Un grupo de periodistas que nos hacemos llamar Grupo Crónica llevamos cuarenta años almorzando todos los jueves con algún protagonista de la actualidad. Este último jueves, el día 9, nuestro invitado era Alfredo Pérez Rubalcaba. Lo teníamos apalabrado desde hacía una semana, y ocurrió lo que ocurrió. Invitábamos a Rubalcaba una o dos veces al año, no porque fuese noticia, sino porque buscábamos sus análisis, su forma de ver las cosas, incluso su ironía. La última vez nos dijo que le encantaba almorzar con nuestro grupo, porque «soy el más joven de todos vosotros».
La vez anterior que yo le invité para tratar de sonsacarle información de cómo se había derrotado a ETA, me pidió que fuese en un restaurante discreto. Como en Madrid no hay restaurantes discretos, le rogué al dueño de uno que me preparase un lugar donde nadie nos viese y nos colocó en el sótano. Rubalcaba estuvo encantado del refugio hasta el momento de marcharnos: al salir tropezamos con todo el Madrid político y judicial y tuvimos que ir saludando mesa por mesa. Mi invitado se limitó a decir: «No se puede salir de casa».

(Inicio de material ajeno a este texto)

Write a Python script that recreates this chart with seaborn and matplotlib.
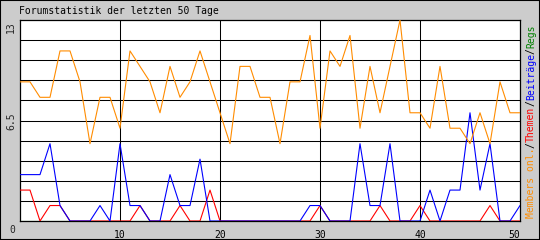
import numpy as np
import pandas as pd
import matplotlib
matplotlib.use("Agg")
import matplotlib.pyplot as plt
import seaborn as sns
from matplotlib.patches import Rectangle

# ---- data ----
days = list(range(51))
members = [9, 9, 8, 8, 11, 11, 9, 5, 8, 8, 6, 11, 10, 9, 7, 10, 8, 9, 11, 9,
           7, 5, 10, 10, 8, 8, 5, 9, 9, 12, 6, 11, 10, 12, 6, 10, 7, 10, 13, 7,
           7, 6, 10, 6, 6, 5, 7, 5, 9, 7, 7]
themen = [2, 2, 0, 1, 1, 0, 0, 0, 0, 0, 0, 0, 1, 0, 0, 0, 1, 0, 0, 2,
          0, 0, 0, 0, 0, 0, 0, 0, 0, 0, 1, 0, 0, 0, 0, 0, 1, 0, 0, 0,
          1, 0, 0, 0, 0, 0, 0, 1, 0, 0, 0]
beitraege = [3, 3, 3, 5, 1, 0, 0, 0, 1, 0, 5, 1, 1, 0, 0, 3, 1, 1, 4, 0,
             0, 0, 0, 0, 0, 0, 0, 0, 0, 1, 1, 0, 0, 0, 5, 1, 1, 5, 0, 0,
             0, 2, 0, 2, 2, 7, 2, 5, 0, 0, 1]
regs = [0] * 51

title = "Forumstatistik der letzten 50 Tage"
x_tick_vals = [10, 20, 30, 40, 50]
x_tick_labels = ["10", "20", "30", "40", "50"]
y_labels = ["13", "6.5"]
legend_parts = [("Members onl.", "#ff8c00"), ("/", "#000000"), ("Themen", "#ff0000"),
                ("/", "#000000"), ("Beiträge", "#0000ff"), ("/", "#000000"),
                ("Regs", "#008000")]

df = pd.DataFrame({"day": days, "members": members, "themen": themen,
                   "beitraege": beitraege, "regs": regs})

W, H = 540, 240
sns.set_style("white")
plt.rcParams["font.family"] = ["DejaVu Sans Mono"]

fig = plt.figure(figsize=(W / 100, H / 100), dpi=100)
fig.patch.set_facecolor("#cccccc")

def fx(px):
    return px / W

def fy(py):
    return 1 - py / H

ax = fig.add_axes([fx(20), fy(221), fx(500), 201 / H])
ax.set_facecolor("white")

lw = 0.8
sns.lineplot(data=df, x="day", y="regs", color="#008000", linewidth=lw, ax=ax, zorder=3)
sns.lineplot(data=df, x="day", y="themen", color="#ff0000", linewidth=lw, ax=ax, zorder=4)
sns.lineplot(data=df, x="day", y="beitraege", color="#0000ff", linewidth=lw, ax=ax, zorder=5)
sns.lineplot(data=df, x="day", y="members", color="#ff8c00", linewidth=lw, ax=ax, zorder=6)
for ln in ax.lines:
    ln.set_linewidth(lw)

ax.set_xlim(0, 50)
ax.set_ylim(0, 13)
ax.set_xticks([10, 20, 30, 40])
ax.set_yticks(np.arange(1, 10) * 1.3)
ax.grid(True, color="black", lw=0.75)
ax.set_axisbelow(True)
ax.tick_params(length=0, labelbottom=False, labelleft=False)
ax.set_xlabel("")
ax.set_ylabel("")
for s in ax.spines.values():
    s.set_color("black")
    s.set_linewidth(0.9)

fs = 7.0
# title
fig.text(fx(19), fy(11), title, fontsize=fs, va="center", ha="left", color="black")
# x tick labels
for v, lab in zip(x_tick_vals, x_tick_labels):
    ax.text(v, -0.045, lab, transform=ax.get_xaxis_transform(), fontsize=fs,
            ha="right" if v == 50 else "center", va="top", color="black")
# y labels
fig.text(fx(12), fy(230), "0", fontsize=fs, ha="center", va="center")
fig.text(fx(11), fy(21), y_labels[0], fontsize=fs, rotation=90, ha="center", va="top")
fig.text(fx(11), fy(121), y_labels[1], fontsize=fs, rotation=90, ha="center", va="center")

# right vertical legend
fig.canvas.draw()
renderer = fig.canvas.get_renderer()
ycur = fy(218)
for s, c in legend_parts:
    t = fig.text(fx(531), ycur, s, fontsize=fs, rotation=90, ha="center", va="bottom",
                 color=c)
    bb = t.get_window_extent(renderer)
    ycur = bb.y1 / H

fig.patches.append(Rectangle((0, 0), 1, 1, transform=fig.transFigure, fill=False,
                             ec="black", lw=1.5))

fig.savefig("out.png", dpi=100, facecolor=fig.get_facecolor())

Salía barato invitarle a comer, porque apenas comía. Pero la conversación era deliciosa. Tenía algo de lengua viperina, mucho de humor, absolutamente todo de información, una forma suave de criticar al poder y a sus propios compañeros y una sensación de que tenía la llave de todos los secretos. Siempre sospeché que, a la inversa, mi conversación no le resultaba especialmente grata porque no sé hablar de fútbol, que era su otra pasión, además de la química y la política.
El Rubalcaba que yo conocí demostró ser un mago de la palabra cuando le «tocó» ser portavoz del gobierno justo cuando estalló el GAL y Garzón puso una equis sobre el organigrama de esa banda. Había que tener mucho temple para someterse cada semana a una dura rueda de prensa con ese fantasma sobre la mesa. Pocos españoles lo hubieran resistido.
La impresión que me queda después de su muerte es que era un valiente, como demostró la noche del «merecemos un Gobierno que no nos mienta»; que era un gran estratega, al organizar el diálogo que significaría el final de ETA sin que el Gobierno apareciese por actor y dejando los contactos en manos de los partidos como si fuese cosa suya; que fue un gran servidor del Estado al que concebía como «un hombre, una mesa y un teléfono», y parecía un retrato de su persona; que tenía convicciones socialistas, pero una disposición al pacto absolutamente natural; y algo importante en este tiempo: después de tantos años en política y de manejar tanto poder, no se le conoce un solo caso ni una sola sospecha de uso indebido de ese poder; murió como un modesto profesor de Universidad.